We will either write the for loop together, or it will be a challenge to complete in groups. We may end the first day with this as a challenge.

In [None]:
from rdkit import Chem
from rdkit.Chem import Descriptors

import numpy as np

# Read SMILES strings from a file
with open("data/amino_acids.txt", "r") as f:
    amino_acid_smiles = f.readlines()

# Prepare lists to store molecular weights and number of heavy atoms
molecules = []
molecular_weight = []
number_heavy = []

# Compute molecular descriptors
for smiles in amino_acid_smiles:
    mol = Chem.MolFromSmiles(smiles.strip())
    if mol:
        molecules.append(mol)
        mol_weight = Descriptors.MolWt(mol)
        num_heavy = mol.GetNumHeavyAtoms()
        molecular_weight.append(mol_weight)
        number_heavy.append(num_heavy)

# Convert lists to numpy arrays
Y = np.array(molecular_weight).reshape(-1, 1)
X = np.array(number_heavy).reshape(-1, 1)
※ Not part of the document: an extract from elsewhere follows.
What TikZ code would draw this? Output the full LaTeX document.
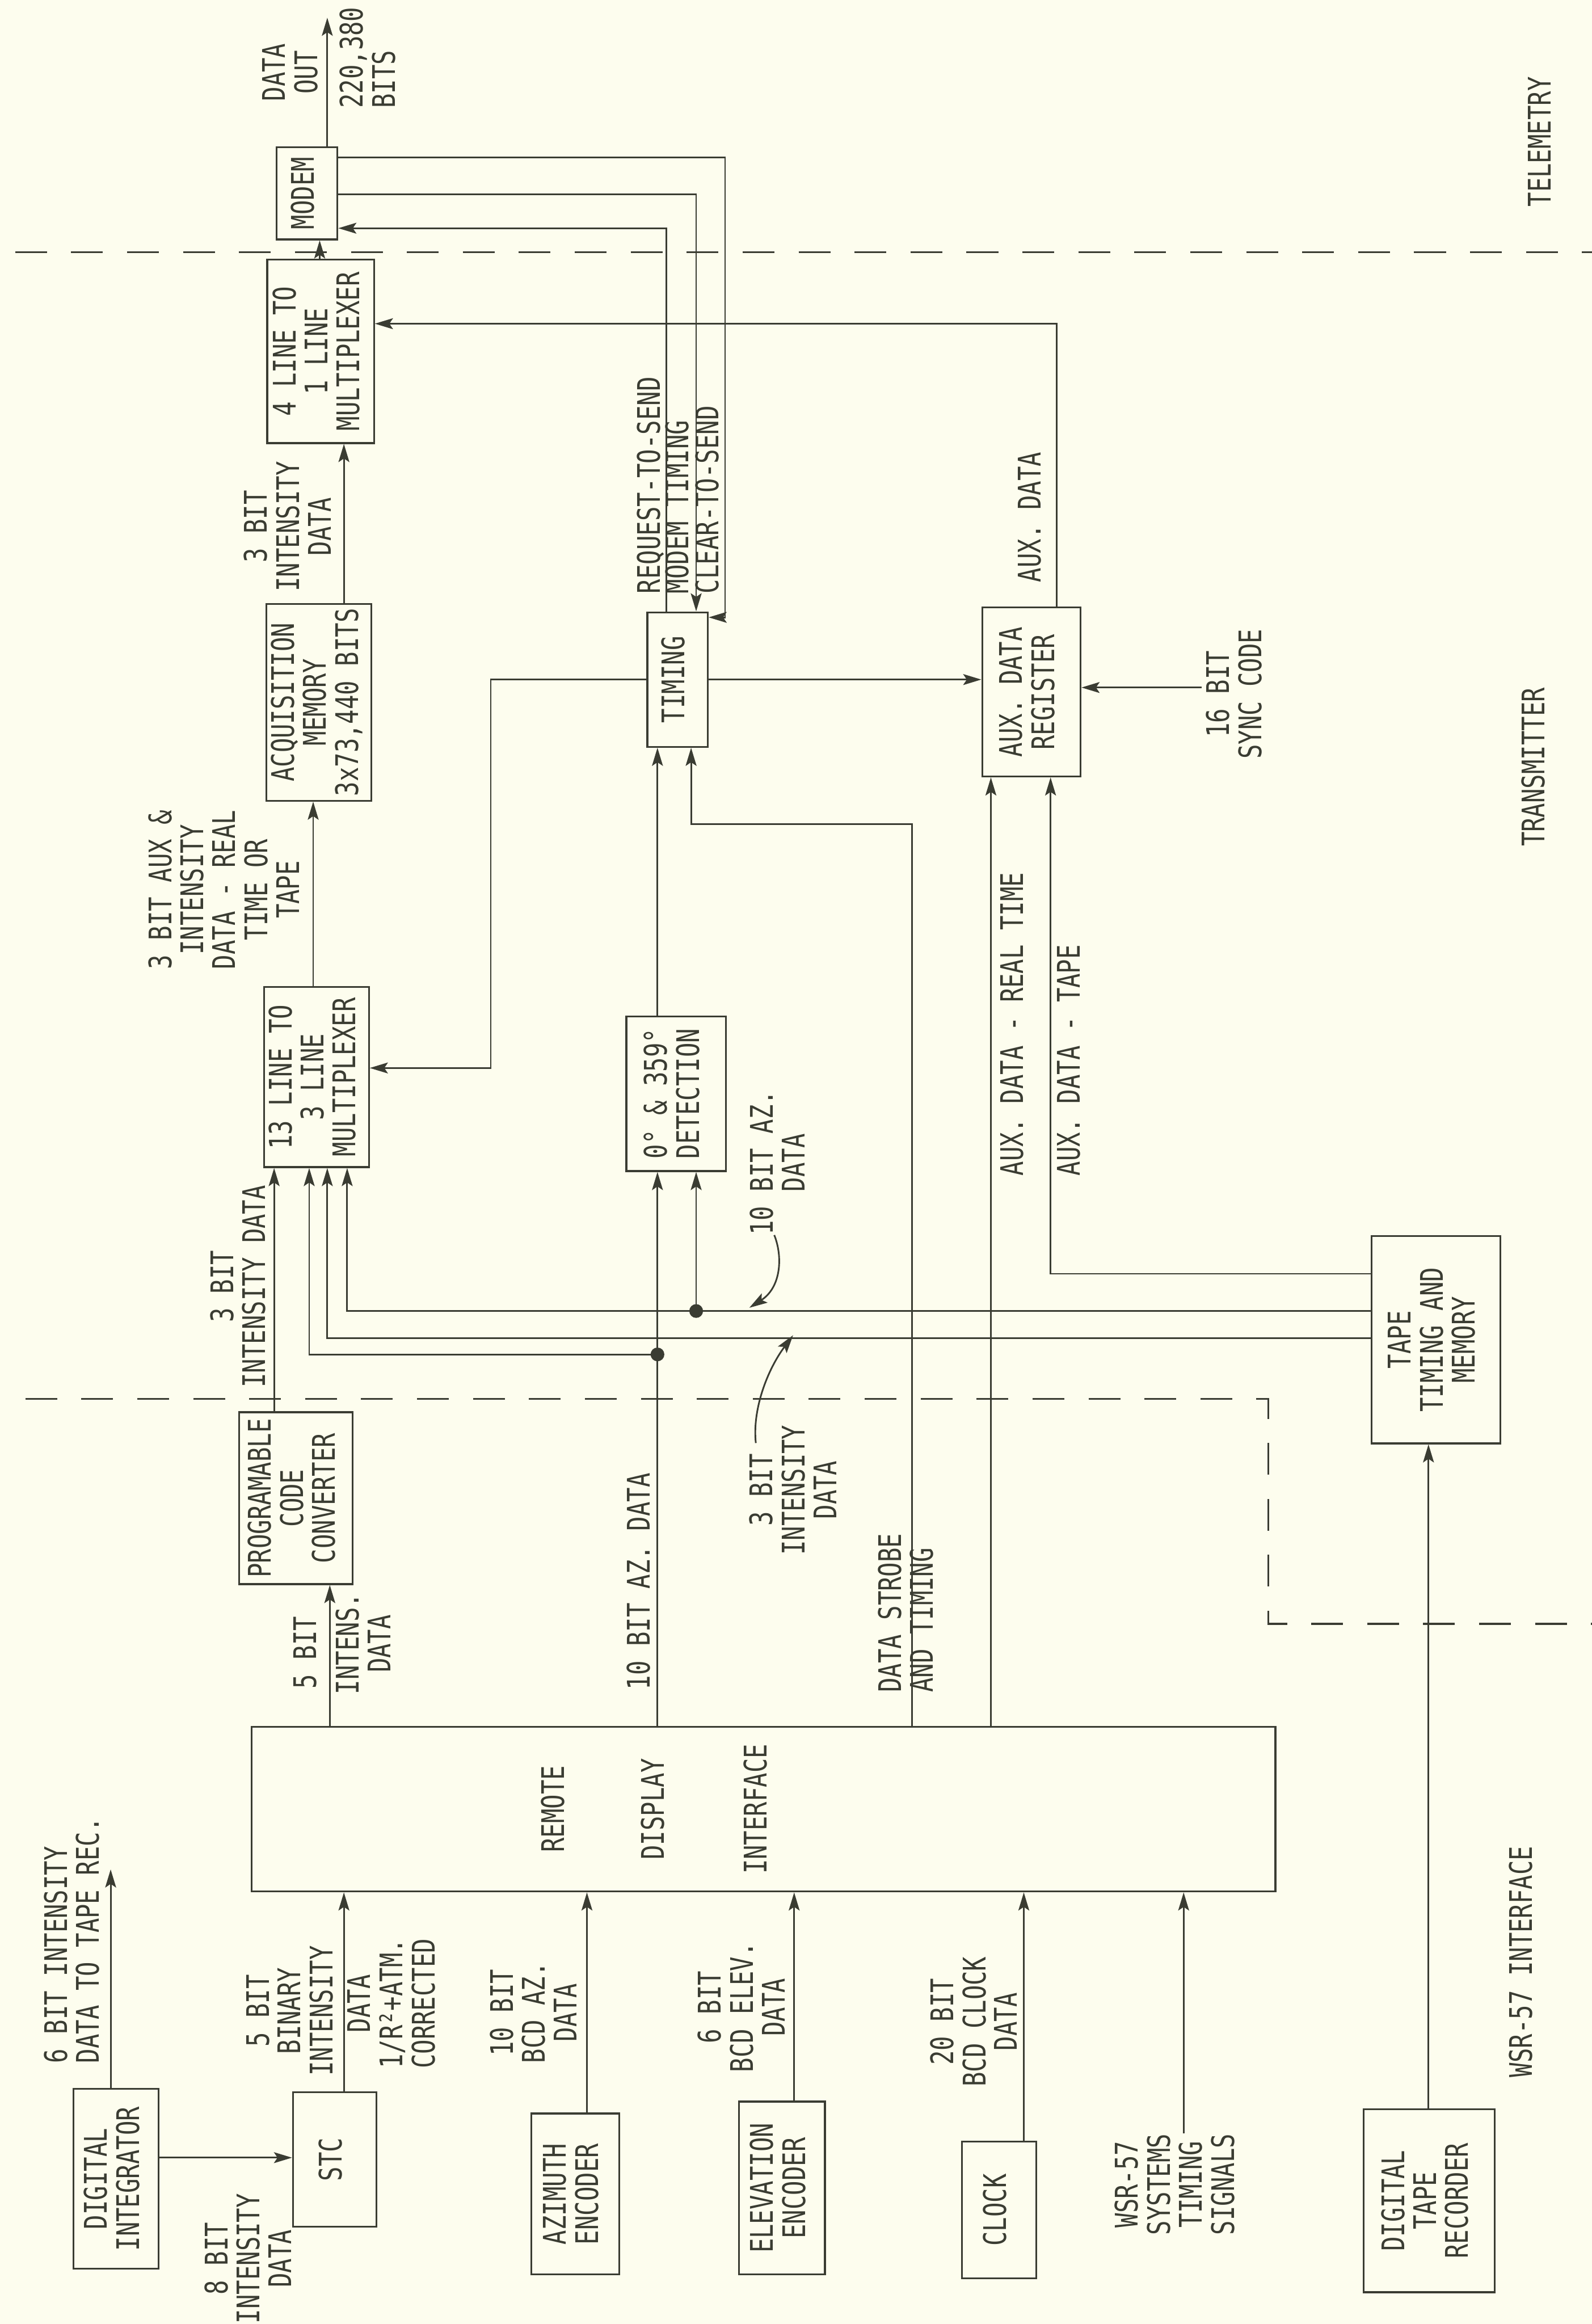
\documentclass[tikz,border=0pt]{standalone}
\usepackage{fontspec}
\setmainfont{DejaVu Sans Mono}[FakeStretch=0.77]
\usepackage{graphicx}
\usetikzlibrary{arrows.meta}
\definecolor{ink}{RGB}{58,60,50}
\definecolor{paper}{RGB}{253,253,238}
\newcommand{\rtext}[1]{\rotatebox{90}{\begin{tabular}{@{}c@{}}#1\end{tabular}}}
\newcommand{\rtextl}[1]{\rotatebox{90}{\begin{tabular}{@{}l@{}}#1\end{tabular}}}
\begin{document}
\begin{tikzpicture}[x=0.01cm,y=-0.01cm,
  every node/.style={font=\fontsize{24.5}{23.5}\selectfont, text=ink},
  box/.style={draw=ink, line width=1.4pt, inner sep=0pt},
  lab/.style={inner sep=0pt},
  arr/.style={draw=ink, line width=1.3pt, -{Stealth[length=0.5cm,width=0.3cm,inset=0.1cm]}},
  wire/.style={draw=ink, line width=1.3pt},
  divider/.style={draw=ink, line width=1.4pt, dash pattern=on 25pt off 19pt},
  junction/.style={fill=ink}]
\fill[paper] (0,0) rectangle (4402,6426);
\useasboundingbox (0,0) rectangle (4402,6426);

% ---------- boxes ----------
\node[box, minimum width=1.68cm, minimum height=2.55cm] (modem) at (849,534.5) {\rtext{MODEM}};
\node[box, minimum width=2.95cm, minimum height=5.07cm] (mux4) at (886.5,971.5) {\rtext{4 LINE TO\\1 LINE\\MULTIPLEXER}};
\node[box, minimum width=2.90cm, minimum height=5.44cm] (acq) at (882,1942) {\rtext{ACQUISITION\\MEMORY\\3x73,440 BITS}};
\node[box, minimum width=1.67cm, minimum height=3.72cm] (timing) at (1873.5,1879) {\rtext{TIMING}};
\node[box, minimum width=2.72cm, minimum height=4.67cm] (auxreg) at (2852,1913.5) {\rtext{AUX. DATA\\REGISTER}};
\node[box, minimum width=2.90cm, minimum height=4.98cm] (mux13) at (875,2978) {\rtext{13 LINE TO\\3 LINE\\MULTIPLEXER}};
\node[box, minimum width=2.75cm, minimum height=4.28cm] (det) at (1869.5,3024) {\rtext{0° \& 359°\\DETECTION}};
\node[box, minimum width=3.13cm, minimum height=4.75cm] (pcc) at (818.5,4142.5) {\rtext{PROGRAMABLE\\CODE\\CONVERTER}};
\node[box, minimum width=3.56cm, minimum height=5.73cm] (tape) at (3971,3704.5) {\rtext{TAPE\\TIMING AND\\MEMORY}};
\node[box, minimum width=28.29cm, minimum height=4.55cm] (rdi) at (2111.5,5002.5) {};
\node[lab] (rdiA) at (1540,5002) {\rtext{REMOTE}};
\node[lab] (rdiB) at (1817,5002) {\rtext{DISPLAY}};
\node[lab] (rdiC) at (2100,5002) {\rtext{INTERFACE}};
\node[box, minimum width=2.36cm, minimum height=4.97cm] (di) at (321,6024.5) {\rtext{DIGITAL\\INTEGRATOR}};
\node[box, minimum width=2.31cm, minimum height=3.72cm] (stc) at (925.5,5971) {\rtext{STC}};
\node[box, minimum width=2.43cm, minimum height=4.45cm] (az) at (1590.5,6066.5) {\rtext{AZIMUTH\\ENCODER}};
\node[box, minimum width=2.37cm, minimum height=4.78cm] (el) at (2162.5,6050) {\rtext{ELEVATION\\ENCODER}};
\node[box, minimum width=2.06cm, minimum height=3.77cm] (clock) at (2763,6110.5) {\rtext{CLOCK}};
\node[box, minimum width=3.62cm, minimum height=5.06cm] (dtr) at (3952,6085) {\rtext{DIGITAL\\TAPE\\RECORDER}};

% ---------- coordinates ----------
\coordinate (dataout) at (905,49);
\coordinate (tapeout) at (306,5169);
\coordinate (syncin) at (3322,1901);
\coordinate (dotA) at (1925,3625);
\coordinate (dotC) at (1818,3745);

% ---------- labels ----------
\node[lab] (l1) at (814,200) {\rtext{DATA\\OUT}};
\node[lab, anchor=south] (l2) at (1028,300) {\rtextl{220,380\\BITS}};
\node[lab] (l3) at (807,1456) {\rtext{3 BIT\\INTENSITY\\DATA}};
\node[lab, anchor=south] (l4) at (1806,1642) {\rtext{REQUEST-TO-SEND}};
\node[lab, anchor=south] (l5) at (1884,1642) {\rtext{MODEM TIMING}};
\node[lab, anchor=south] (l6) at (1968,1642) {\rtext{CLEAR-TO-SEND}};
\node[lab] (l7) at (631,2460) {\rtext{3 BIT AUX \&\\INTENSITY\\DATA - REAL\\TIME OR\\TAPE}};
\node[lab] (l8) at (2859,1430) {\rtext{AUX. DATA}};
\node[lab] (l9) at (3424,1919) {\rtext{16 BIT\\SYNC CODE}};
\node[lab] (l10) at (2162,3215) {\rtext{10 BIT AZ.\\DATA}};
\node[lab] (l11) at (2205,4120) {\rtext{3 BIT\\INTENSITY\\DATA}};
\node[lab] (l12) at (670,3557) {\rtext{3 BIT\\INTENSITY DATA}};
\node[lab, anchor=south] (l13) at (2810,3252) {\rtext{AUX. DATA - REAL TIME}};
\node[lab, anchor=south] (l14) at (2968,3252) {\rtext{AUX. DATA - TAPE}};
\node[lab, anchor=south] (l15) at (2472,4680) {\rtext{DATA STROBE}};
\node[lab, anchor=south] (l16) at (2560,4680) {\rtext{AND TIMING}};
\node[lab, anchor=south] (l17) at (856,4670) {\rtext{5 BIT}};
\node[lab] (l18) at (1017,4545) {\rtext{INTENS.\\DATA}};
\node[lab, anchor=south] (l19) at (1778,4673) {\rtext{10 BIT AZ. DATA}};
\node[lab, anchor=south] (l20) at (210,5705) {\rtextl{6 BIT INTENSITY\\DATA TO TAPE REC.}};
\node[lab] (l21) at (698,6245) {\rtext{8 BIT\\INTENSITY\\DATA}};
\node[lab] (l22) at (813,5560) {\rtext{5 BIT\\BINARY\\INTENSITY}};
\node[lab] (l23) at (1094,5540) {\rtext{DATA\\1/R²+ATM.\\CORRECTED}};
\node[lab] (l24) at (1487,5565) {\rtext{10 BIT\\BCD AZ.\\DATA}};
\node[lab] (l25) at (2062,5550) {\rtext{6 BIT\\BCD ELEV.\\DATA}};
\node[lab] (l26) at (2705,5590) {\rtext{20 BIT\\BCD CLOCK\\DATA}};
\node[lab] (wsr) at (3260,6040) {\rtext{WSR-57\\SYSTEMS\\TIMING\\SIGNALS}};
\node[lab] (telem) at (4270,392) {\rtext{TELEMETRY}};
\node[lab] (trans) at (4252,2121) {\rtext{TRANSMITTER}};
\node[lab] (wsrif) at (4217,5424) {\rtext{WSR-57 INTERFACE}};

% ---------- dividers ----------
\draw[divider] (42,697) -- (4402,697);
\draw[divider] (70,3868) -- (3507,3868) -- (3507,4490) -- (4402,4490);

% ---------- connectors ----------
\draw[arr] (modem.north -| 905,0) -- (dataout);
\draw[arr] (mux4.north -| 884,0) -- (modem.south -| 884,0);
\draw[arr] (acq.north -| 951,0) -- (mux4.south -| 951,0);
\draw[arr] (mux13.north -| 866,0) -- (acq.south -| 866,0);
\draw[arr] (auxreg.north -| 2922,0) |- (mux4.east |- 0,895);
\draw[arr] (timing.west) -| (1357,2953) -- (mux13.east |- 0,2953);
\draw[arr] (timing.east) -- (auxreg.west |- timing.east);
\draw[arr] (syncin) -- (auxreg.east |- syncin);
% modem handshake
\draw[arr] (modem.east |- 0,435) -| (2005,1707) -- (timing.east |- 0,1707);
\draw[arr] (modem.east |- 0,537) -| (timing.north -| 1925,0);
\draw[arr] (timing.north -| 1843,0) |- (modem.east |- 0,631);
% timing inputs
\draw[arr] (det.north -| 1818,0) -- (timing.south -| 1818,0);
\draw[arr] (rdi.north -| 2522,0) |- (1911,2279) -- (timing.south -| 1911,0);
% detection inputs
\draw[arr] (rdi.north -| 1818,0) -- (det.south -| 1818,0);
\draw[arr] (dotA) -- (det.south -| 1925,0);
% mux13 inputs
\draw[arr] (pcc.north -| 758,0) -- (mux13.south -| 758,0);
\draw[arr] (dotC) -| (mux13.south -| 855,0);
\draw[arr] (tape.west |- 0,3700) -| (mux13.south -| 905,0);
\draw[arr] (tape.west |- 0,3625) -| (mux13.south -| 960,0);
% aux register inputs
\draw[arr] (tape.west |- 0,3522) -| (auxreg.south -| 2905,0);
\draw[arr] (rdi.north -| 2740,0) -- (auxreg.south -| 2740,0);
% rdi outputs / inputs
\draw[arr] (rdi.north -| 912,0) -- (pcc.south -| 912,0);
\draw[arr] (di.north -| 306,0) -- (tapeout);
\draw[arr] (di.east |- 0,5966) -- (stc.west |- 0,5966);
\draw[arr] (stc.north -| 951,0) -- (rdi.south -| 951,0);
\draw[arr] (az.north -| 1623,0) -- (rdi.south -| 1623,0);
\draw[arr] (el.north -| 2196,0) -- (rdi.south -| 2196,0);
\draw[arr] (clock.north -| 2831,0) -- (rdi.south -| 2831,0);
\draw[arr] (wsr.north -| 3273,0) -- (rdi.south -| 3273,0);
\draw[arr] (dtr.north -| 3950,0) -- (tape.south -| 3950,0);
% junction dots
\fill[junction] (dotA) circle (0.19cm);
\fill[junction] (dotC) circle (0.19cm);
% pointer arrows
\draw[arr] (2141,3415) .. controls (2165,3475) and (2160,3560) .. (2072,3616);
\draw[arr] (2090,3990) .. controls (2080,3900) and (2120,3790) .. (2193,3692);
\end{tikzpicture}
\end{document}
Now that we have prepared our X and Y variables, let's see how we would do a fit using scikitlearn.

Typically when doing fitting with scikitlearn, the first thing you will do is to import the type of model you want to use. In our case, we are importing a `LinearRegression` model. This type of model performs ordinary least squares fitting. You will first import the model, then you will create a model object. After creation, you will give data to the model and tell it to perform a fit. Your model can then be used to make predictions.

Now that you have imported the model, you can read more about it either on the SciKitLearn website, or by using the built-in Python help function.

Before we do the fit, we first create the model. Then, we specify settings for it such as if we want the linear model to have an intercept. It will have one by default, but if you wanted to do an ordinary least squares fit without an intercept, you would specify it when you create the model.

In [None]:
import numpy as np
import matplotlib.pyplot as plt
from sklearn.linear_model import LinearRegression


# Fit a linear regression model
model = LinearRegression()
model.fit(X, Y)

After we create the model, we give it data and call the fit function. Then, the model will contain information about coefficients and an intercept.

In [None]:
print(f"The coefficients are {model.coef_} and the intercept is {model.intercept_}.")

Remember that each coefficient above corresponds to one of the features. For example, the coefficient (12.55) tells us that for every 1 heavy atom our molecular weight increases by 12.55 (what element does that roughly correspond to?).

## Using the linear regression to make predictions

One way we might evaluate our fit is to compare the values predicted by the model to the actual values.

In [None]:
# Predict molecular weights using the linear model
predicted_weight = model.predict(X)

# Print the model coefficients
print(f"Model coefficient (slope): {model.coef_[0][0]}")
print(f"Model intercept: {model.intercept_[0]}")

# Plot the results
plt.scatter(number_heavy, molecular_weight, color='blue', label='Actual')
plt.plot(number_heavy, predicted_weight, color='red', linewidth=2, label='Predicted')
plt.xlabel('Number of Heavy Atoms')
plt.ylabel('Molecular Weight')
plt.title('Linear Regression: Molecular Weight vs. Number of Heavy Atoms')
plt.legend()
plt.show()

## $R_2$ Value

In [None]:
from sklearn.metrics import r2_score

r2_score(predicted_weight, Y)